Exercise brief:
Reproduce nothing but the lines from the one with "Recreate this image" through the one with "1.125, 1.105, 1.10]", exactly and with both ends. Omit pictures.

Provided data:
_ _ _

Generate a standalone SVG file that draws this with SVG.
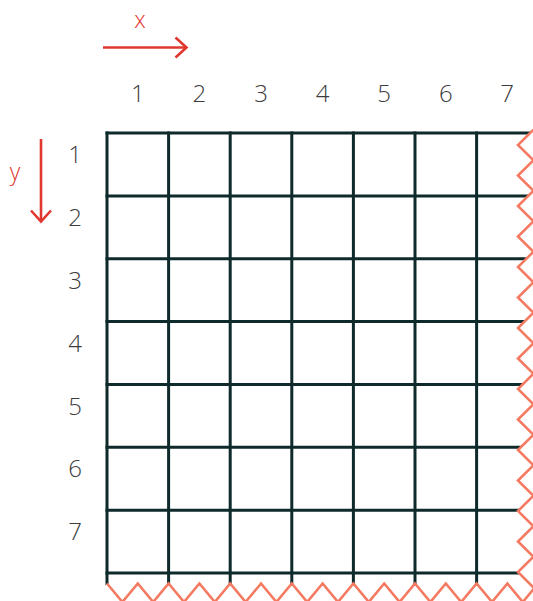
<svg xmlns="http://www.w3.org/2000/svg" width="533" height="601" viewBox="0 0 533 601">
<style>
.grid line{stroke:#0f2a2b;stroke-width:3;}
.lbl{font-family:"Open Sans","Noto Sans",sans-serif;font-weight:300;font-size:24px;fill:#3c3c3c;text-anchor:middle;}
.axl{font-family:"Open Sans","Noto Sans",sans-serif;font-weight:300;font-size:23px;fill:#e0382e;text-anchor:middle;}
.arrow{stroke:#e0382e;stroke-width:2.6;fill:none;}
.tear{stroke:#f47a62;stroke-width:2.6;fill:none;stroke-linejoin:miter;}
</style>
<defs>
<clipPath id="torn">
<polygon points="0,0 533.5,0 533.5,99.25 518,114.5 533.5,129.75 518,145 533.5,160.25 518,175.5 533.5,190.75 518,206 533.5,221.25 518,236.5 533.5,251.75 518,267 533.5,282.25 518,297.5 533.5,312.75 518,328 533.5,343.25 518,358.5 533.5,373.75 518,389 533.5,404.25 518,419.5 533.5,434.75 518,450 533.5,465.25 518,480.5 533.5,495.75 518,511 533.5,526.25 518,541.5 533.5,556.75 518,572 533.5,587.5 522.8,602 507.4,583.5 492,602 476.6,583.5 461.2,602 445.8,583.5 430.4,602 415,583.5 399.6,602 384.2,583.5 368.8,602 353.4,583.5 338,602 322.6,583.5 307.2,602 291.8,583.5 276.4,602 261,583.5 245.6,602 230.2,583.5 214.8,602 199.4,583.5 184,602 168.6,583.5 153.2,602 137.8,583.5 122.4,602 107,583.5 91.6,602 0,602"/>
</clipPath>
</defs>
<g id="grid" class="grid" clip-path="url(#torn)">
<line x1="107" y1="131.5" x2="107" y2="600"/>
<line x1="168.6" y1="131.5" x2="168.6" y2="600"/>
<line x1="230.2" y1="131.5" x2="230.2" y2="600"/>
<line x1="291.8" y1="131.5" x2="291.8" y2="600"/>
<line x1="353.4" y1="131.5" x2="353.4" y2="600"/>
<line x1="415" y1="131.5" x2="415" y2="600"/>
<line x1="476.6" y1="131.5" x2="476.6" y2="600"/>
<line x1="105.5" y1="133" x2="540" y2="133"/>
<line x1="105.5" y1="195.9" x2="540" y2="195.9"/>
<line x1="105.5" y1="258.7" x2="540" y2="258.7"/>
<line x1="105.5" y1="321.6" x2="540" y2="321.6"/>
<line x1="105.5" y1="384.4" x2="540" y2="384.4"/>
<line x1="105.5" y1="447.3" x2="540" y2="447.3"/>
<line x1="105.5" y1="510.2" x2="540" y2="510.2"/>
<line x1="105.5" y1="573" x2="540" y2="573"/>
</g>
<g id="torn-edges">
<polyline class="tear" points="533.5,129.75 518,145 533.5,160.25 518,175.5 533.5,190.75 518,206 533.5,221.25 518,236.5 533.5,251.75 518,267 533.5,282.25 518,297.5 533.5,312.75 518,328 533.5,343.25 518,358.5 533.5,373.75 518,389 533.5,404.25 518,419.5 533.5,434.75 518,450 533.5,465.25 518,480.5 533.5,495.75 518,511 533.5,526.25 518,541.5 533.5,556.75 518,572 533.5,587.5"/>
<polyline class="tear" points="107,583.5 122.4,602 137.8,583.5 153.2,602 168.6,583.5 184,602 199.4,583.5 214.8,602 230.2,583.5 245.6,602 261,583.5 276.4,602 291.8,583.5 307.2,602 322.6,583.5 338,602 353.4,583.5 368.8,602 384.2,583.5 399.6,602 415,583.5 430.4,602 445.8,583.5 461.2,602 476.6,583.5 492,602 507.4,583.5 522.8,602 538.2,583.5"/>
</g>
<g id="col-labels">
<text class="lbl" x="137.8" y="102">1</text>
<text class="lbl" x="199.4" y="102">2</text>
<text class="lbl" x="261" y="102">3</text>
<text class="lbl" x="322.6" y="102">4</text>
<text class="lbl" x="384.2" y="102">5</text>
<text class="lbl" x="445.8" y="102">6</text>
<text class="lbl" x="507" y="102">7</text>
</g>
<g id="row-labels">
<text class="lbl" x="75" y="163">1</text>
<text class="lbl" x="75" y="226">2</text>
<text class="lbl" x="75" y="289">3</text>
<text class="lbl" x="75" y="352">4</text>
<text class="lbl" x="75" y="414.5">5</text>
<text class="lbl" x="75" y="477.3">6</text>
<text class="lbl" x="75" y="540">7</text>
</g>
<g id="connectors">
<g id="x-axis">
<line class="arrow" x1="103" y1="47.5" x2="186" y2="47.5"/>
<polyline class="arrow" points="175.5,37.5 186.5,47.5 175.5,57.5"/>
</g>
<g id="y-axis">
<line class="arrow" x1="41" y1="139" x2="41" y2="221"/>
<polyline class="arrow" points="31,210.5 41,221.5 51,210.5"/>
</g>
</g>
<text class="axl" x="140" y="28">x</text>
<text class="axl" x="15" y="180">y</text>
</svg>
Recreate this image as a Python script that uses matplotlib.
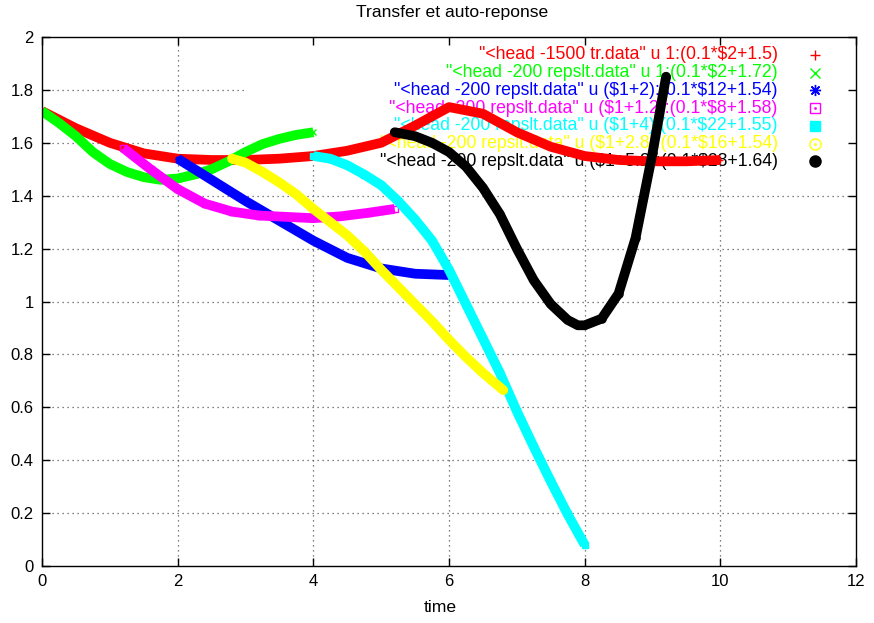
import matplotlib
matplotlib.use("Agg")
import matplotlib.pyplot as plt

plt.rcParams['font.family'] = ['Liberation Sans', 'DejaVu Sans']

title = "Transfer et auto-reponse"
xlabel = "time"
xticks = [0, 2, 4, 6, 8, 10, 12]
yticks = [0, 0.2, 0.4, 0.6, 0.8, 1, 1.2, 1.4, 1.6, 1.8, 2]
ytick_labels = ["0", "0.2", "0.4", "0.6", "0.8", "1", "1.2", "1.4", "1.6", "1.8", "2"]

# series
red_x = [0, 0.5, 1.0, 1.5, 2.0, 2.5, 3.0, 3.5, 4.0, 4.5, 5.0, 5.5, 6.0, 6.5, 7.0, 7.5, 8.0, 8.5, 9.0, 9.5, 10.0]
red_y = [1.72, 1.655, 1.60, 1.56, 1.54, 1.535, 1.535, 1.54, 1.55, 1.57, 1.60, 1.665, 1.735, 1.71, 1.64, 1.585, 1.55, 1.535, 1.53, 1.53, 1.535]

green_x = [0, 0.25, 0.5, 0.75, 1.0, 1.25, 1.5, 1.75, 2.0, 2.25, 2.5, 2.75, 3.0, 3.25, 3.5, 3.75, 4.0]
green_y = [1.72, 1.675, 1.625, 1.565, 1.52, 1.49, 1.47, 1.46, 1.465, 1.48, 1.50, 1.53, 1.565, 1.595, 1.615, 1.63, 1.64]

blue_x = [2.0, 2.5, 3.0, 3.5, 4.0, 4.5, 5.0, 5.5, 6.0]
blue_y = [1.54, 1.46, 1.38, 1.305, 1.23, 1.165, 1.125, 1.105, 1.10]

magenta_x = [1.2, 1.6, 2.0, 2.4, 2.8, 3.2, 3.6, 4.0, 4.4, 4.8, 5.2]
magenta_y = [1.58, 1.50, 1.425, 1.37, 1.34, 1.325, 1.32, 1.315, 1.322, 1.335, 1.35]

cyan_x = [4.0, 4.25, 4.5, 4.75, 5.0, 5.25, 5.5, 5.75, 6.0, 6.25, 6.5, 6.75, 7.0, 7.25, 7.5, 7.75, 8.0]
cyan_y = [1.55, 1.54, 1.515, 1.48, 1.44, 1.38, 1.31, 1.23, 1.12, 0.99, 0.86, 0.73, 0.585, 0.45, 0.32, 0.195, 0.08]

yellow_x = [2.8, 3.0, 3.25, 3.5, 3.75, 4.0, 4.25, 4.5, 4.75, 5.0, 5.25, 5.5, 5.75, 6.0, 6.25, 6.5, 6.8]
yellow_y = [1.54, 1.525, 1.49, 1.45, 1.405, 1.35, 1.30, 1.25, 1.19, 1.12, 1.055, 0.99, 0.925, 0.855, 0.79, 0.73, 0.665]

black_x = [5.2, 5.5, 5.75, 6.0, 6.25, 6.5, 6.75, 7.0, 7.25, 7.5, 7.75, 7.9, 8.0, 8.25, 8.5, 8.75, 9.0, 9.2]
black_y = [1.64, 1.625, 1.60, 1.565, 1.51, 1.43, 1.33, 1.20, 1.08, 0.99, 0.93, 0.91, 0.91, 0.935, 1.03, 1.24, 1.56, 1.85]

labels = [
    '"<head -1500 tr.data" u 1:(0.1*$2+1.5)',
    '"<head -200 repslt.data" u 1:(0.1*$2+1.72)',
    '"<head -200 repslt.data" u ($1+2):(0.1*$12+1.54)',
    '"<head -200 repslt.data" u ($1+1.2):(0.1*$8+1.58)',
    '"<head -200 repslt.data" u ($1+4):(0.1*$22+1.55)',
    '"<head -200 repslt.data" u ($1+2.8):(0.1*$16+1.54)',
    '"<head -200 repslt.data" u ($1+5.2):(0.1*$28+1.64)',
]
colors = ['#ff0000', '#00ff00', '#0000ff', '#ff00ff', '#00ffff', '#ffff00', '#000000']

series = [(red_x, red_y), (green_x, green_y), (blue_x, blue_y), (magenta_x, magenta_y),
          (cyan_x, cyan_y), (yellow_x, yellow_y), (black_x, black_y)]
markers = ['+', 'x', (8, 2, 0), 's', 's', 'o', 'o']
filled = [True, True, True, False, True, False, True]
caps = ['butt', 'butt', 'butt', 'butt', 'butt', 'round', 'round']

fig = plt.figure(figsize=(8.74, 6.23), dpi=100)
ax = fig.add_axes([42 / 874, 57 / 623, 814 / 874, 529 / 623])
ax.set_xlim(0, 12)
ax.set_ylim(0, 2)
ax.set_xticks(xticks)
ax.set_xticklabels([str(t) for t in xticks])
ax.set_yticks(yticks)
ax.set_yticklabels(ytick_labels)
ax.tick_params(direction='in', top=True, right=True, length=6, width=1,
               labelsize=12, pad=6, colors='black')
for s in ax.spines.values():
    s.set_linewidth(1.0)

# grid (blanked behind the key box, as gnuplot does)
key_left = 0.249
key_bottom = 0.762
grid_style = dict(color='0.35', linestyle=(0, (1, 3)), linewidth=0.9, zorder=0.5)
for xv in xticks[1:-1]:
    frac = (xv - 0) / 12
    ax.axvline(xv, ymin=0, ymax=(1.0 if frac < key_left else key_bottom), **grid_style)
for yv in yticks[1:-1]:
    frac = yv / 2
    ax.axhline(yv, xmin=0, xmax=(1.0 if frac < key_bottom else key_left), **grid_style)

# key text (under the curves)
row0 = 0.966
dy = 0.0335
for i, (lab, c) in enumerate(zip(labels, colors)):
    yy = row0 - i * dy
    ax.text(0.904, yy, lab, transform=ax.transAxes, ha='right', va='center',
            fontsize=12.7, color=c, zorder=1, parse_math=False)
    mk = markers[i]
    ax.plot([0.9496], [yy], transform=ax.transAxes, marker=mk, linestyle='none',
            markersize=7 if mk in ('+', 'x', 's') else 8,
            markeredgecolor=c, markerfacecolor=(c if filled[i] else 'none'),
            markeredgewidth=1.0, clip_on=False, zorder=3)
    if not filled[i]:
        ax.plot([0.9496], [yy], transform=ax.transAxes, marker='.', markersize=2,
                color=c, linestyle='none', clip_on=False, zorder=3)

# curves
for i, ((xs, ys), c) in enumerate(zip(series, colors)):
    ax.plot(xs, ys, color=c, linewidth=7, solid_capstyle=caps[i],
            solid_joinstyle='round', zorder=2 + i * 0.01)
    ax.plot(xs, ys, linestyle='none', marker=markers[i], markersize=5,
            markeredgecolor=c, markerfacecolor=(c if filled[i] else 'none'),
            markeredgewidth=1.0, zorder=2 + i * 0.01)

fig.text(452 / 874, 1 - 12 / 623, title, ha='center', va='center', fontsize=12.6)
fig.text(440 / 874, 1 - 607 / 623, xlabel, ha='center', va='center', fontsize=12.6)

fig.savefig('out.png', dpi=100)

_ _ _

Result:
Recreate this image as a Python script that uses matplotlib.
import matplotlib
matplotlib.use("Agg")
import matplotlib.pyplot as plt

plt.rcParams['font.family'] = ['Liberation Sans', 'DejaVu Sans']

title = "Transfer et auto-reponse"
xlabel = "time"
xticks = [0, 2, 4, 6, 8, 10, 12]
yticks = [0, 0.2, 0.4, 0.6, 0.8, 1, 1.2, 1.4, 1.6, 1.8, 2]
ytick_labels = ["0", "0.2", "0.4", "0.6", "0.8", "1", "1.2", "1.4", "1.6", "1.8", "2"]

# series
red_x = [0, 0.5, 1.0, 1.5, 2.0, 2.5, 3.0, 3.5, 4.0, 4.5, 5.0, 5.5, 6.0, 6.5, 7.0, 7.5, 8.0, 8.5, 9.0, 9.5, 10.0]
red_y = [1.72, 1.655, 1.60, 1.56, 1.54, 1.535, 1.535, 1.54, 1.55, 1.57, 1.60, 1.665, 1.735, 1.71, 1.64, 1.585, 1.55, 1.535, 1.53, 1.53, 1.535]

green_x = [0, 0.25, 0.5, 0.75, 1.0, 1.25, 1.5, 1.75, 2.0, 2.25, 2.5, 2.75, 3.0, 3.25, 3.5, 3.75, 4.0]
green_y = [1.72, 1.675, 1.625, 1.565, 1.52, 1.49, 1.47, 1.46, 1.465, 1.48, 1.50, 1.53, 1.565, 1.595, 1.615, 1.63, 1.64]

blue_x = [2.0, 2.5, 3.0, 3.5, 4.0, 4.5, 5.0, 5.5, 6.0]
blue_y = [1.54, 1.46, 1.38, 1.305, 1.23, 1.165, 1.125, 1.105, 1.10]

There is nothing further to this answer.